**EXERCISE PROMPT**
Transcribe all of the material exactly. Any picture in it should be left out.

----

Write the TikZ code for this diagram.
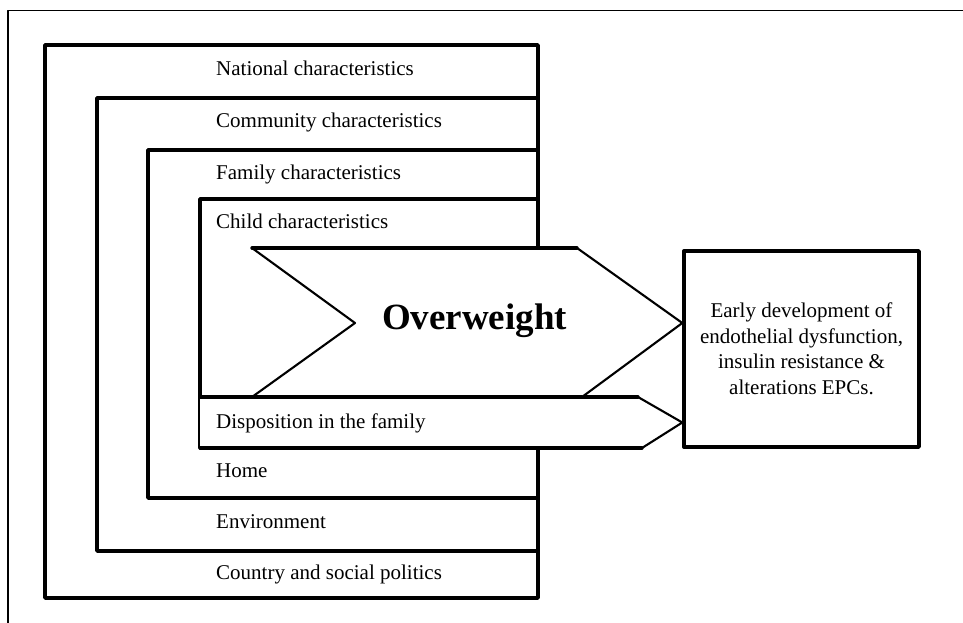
\documentclass[tikz,border=0pt]{standalone}
\usepackage{fontspec}
\setmainfont{Liberation Serif}
\usetikzlibrary{positioning}

\tikzset{
  layer/.style={draw, line width=3.4pt, fill=white},
  edge/.style={line width=3.4pt},
  slant/.style={line width=2.1pt},
  band/.style={anchor=west, inner sep=0pt, font=\fontsize{21}{25}\selectfont,
    text height=14pt, text depth=4pt},
}

\begin{document}
\begin{tikzpicture}[x=1pt, y=-1pt, line cap=round, line join=round]
  \useasboundingbox (0,0) rectangle (963,623);
  \draw[line width=1.5pt] (963,10.5) -- (8,10.5) -- (8,623);

  % nested layers
  \draw[layer] (45,45) rectangle (538,598);
  \draw[layer] (97,98) rectangle (538,551);
  \draw[layer] (148,150) rectangle (538,498);
  \draw[layer] (200,199) rectangle (538,448);

  % outcome box
  \node[draw, line width=3.4pt, minimum width=235pt, minimum height=196pt,
    align=center, font=\fontsize{21}{25.5}\selectfont] (result) at (801.5,349)
    {Early development of\\endothelial dysfunction,\\insulin resistance \&\\alterations EPCs.};

  % disposition arrow
  \fill[white] (200,397) -- (638,397) -- (result.west |- 0,422.5) -- (642,448) -- (200,448) -- cycle;
  \draw[edge] (200,397) -- (638,397);
  \draw[edge] (200,448) -- (642,448);
  \draw[slant] (638,397) -- (result.west |- 0,422.5) -- (642,448);

  % overweight arrow
  \fill[white] (252,248) -- (577,248) -- (result.west |- 0,323) -- (582,397)
    -- (252,397) -- (355,323) -- cycle;
  \draw[edge] (252,248) -- (577,248);
  \draw[edge] (252,397) -- (582,397);
  \draw[slant] (577,248) -- (result.west |- 0,323) -- (582,397);
  \draw[slant] (252,248) -- (355,323) -- (252,397);
  \node[font=\fontsize{37}{40}\bfseries] (overweight) at (474.5,321) {Overweight};

  % labels
  \node[band] (national) at (216,71) {National characteristics};
  \node[band] (community) at (216,123) {Community characteristics};
  \node[band] (family) at (216,174) {Family characteristics};
  \node[band] (child) at (216,223) {Child characteristics};
  \node[band] (disposition) at (216,423) {Disposition in the family};
  \node[band] (home) at (216,472) {Home};
  \node[band] (environment) at (216,523) {Environment};
  \node[band] (country) at (216,574) {Country and social politics};
\end{tikzpicture}
\end{document}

----

**EXERCISE OUTPUT**
Write the TikZ code for this diagram.
\documentclass[tikz,border=0pt]{standalone}
\usepackage{fontspec}
\setmainfont{Liberation Serif}
\usetikzlibrary{positioning}

\tikzset{
  layer/.style={draw, line width=3.4pt, fill=white},
  edge/.style={line width=3.4pt},
  slant/.style={line width=2.1pt},
  band/.style={anchor=west, inner sep=0pt, font=\fontsize{21}{25}\selectfont,
    text height=14pt, text depth=4pt},
}

\begin{document}
\begin{tikzpicture}[x=1pt, y=-1pt, line cap=round, line join=round]
  \useasboundingbox (0,0) rectangle (963,623);
  \draw[line width=1.5pt] (963,10.5) -- (8,10.5) -- (8,623);

  % nested layers
  \draw[layer] (45,45) rectangle (538,598);
  \draw[layer] (97,98) rectangle (538,551);
  \draw[layer] (148,150) rectangle (538,498);
  \draw[layer] (200,199) rectangle (538,448);

  % outcome box
  \node[draw, line width=3.4pt, minimum width=235pt, minimum height=196pt,
    align=center, font=\fontsize{21}{25.5}\selectfont] (result) at (801.5,349)
    {Early development of\\endothelial dysfunction,\\insulin resistance \&\\alterations EPCs.};

  % disposition arrow
  \fill[white] (200,397) -- (638,397) -- (result.west |- 0,422.5) -- (642,448) -- (200,448) -- cycle;
  \draw[edge] (200,397) -- (638,397);
  \draw[edge] (200,448) -- (642,448);
  \draw[slant] (638,397) -- (result.west |- 0,422.5) -- (642,448);

  % overweight arrow
  \fill[white] (252,248) -- (577,248) -- (result.west |- 0,323) -- (582,397)
    -- (252,397) -- (355,323) -- cycle;
  \draw[edge] (252,248) -- (577,248);
  \draw[edge] (252,397) -- (582,397);
  \draw[slant] (577,248) -- (result.west |- 0,323) -- (582,397);
  \draw[slant] (252,248) -- (355,323) -- (252,397);
  \node[font=\fontsize{37}{40}\bfseries] (overweight) at (474.5,321) {Overweight};

  % labels
  \node[band] (national) at (216,71) {National characteristics};
  \node[band] (community) at (216,123) {Community characteristics};
  \node[band] (family) at (216,174) {Family characteristics};
  \node[band] (child) at (216,223) {Child characteristics};
  \node[band] (disposition) at (216,423) {Disposition in the family};
  \node[band] (home) at (216,472) {Home};
  \node[band] (environment) at (216,523) {Environment};
  \node[band] (country) at (216,574) {Country and social politics};
\end{tikzpicture}
\end{document}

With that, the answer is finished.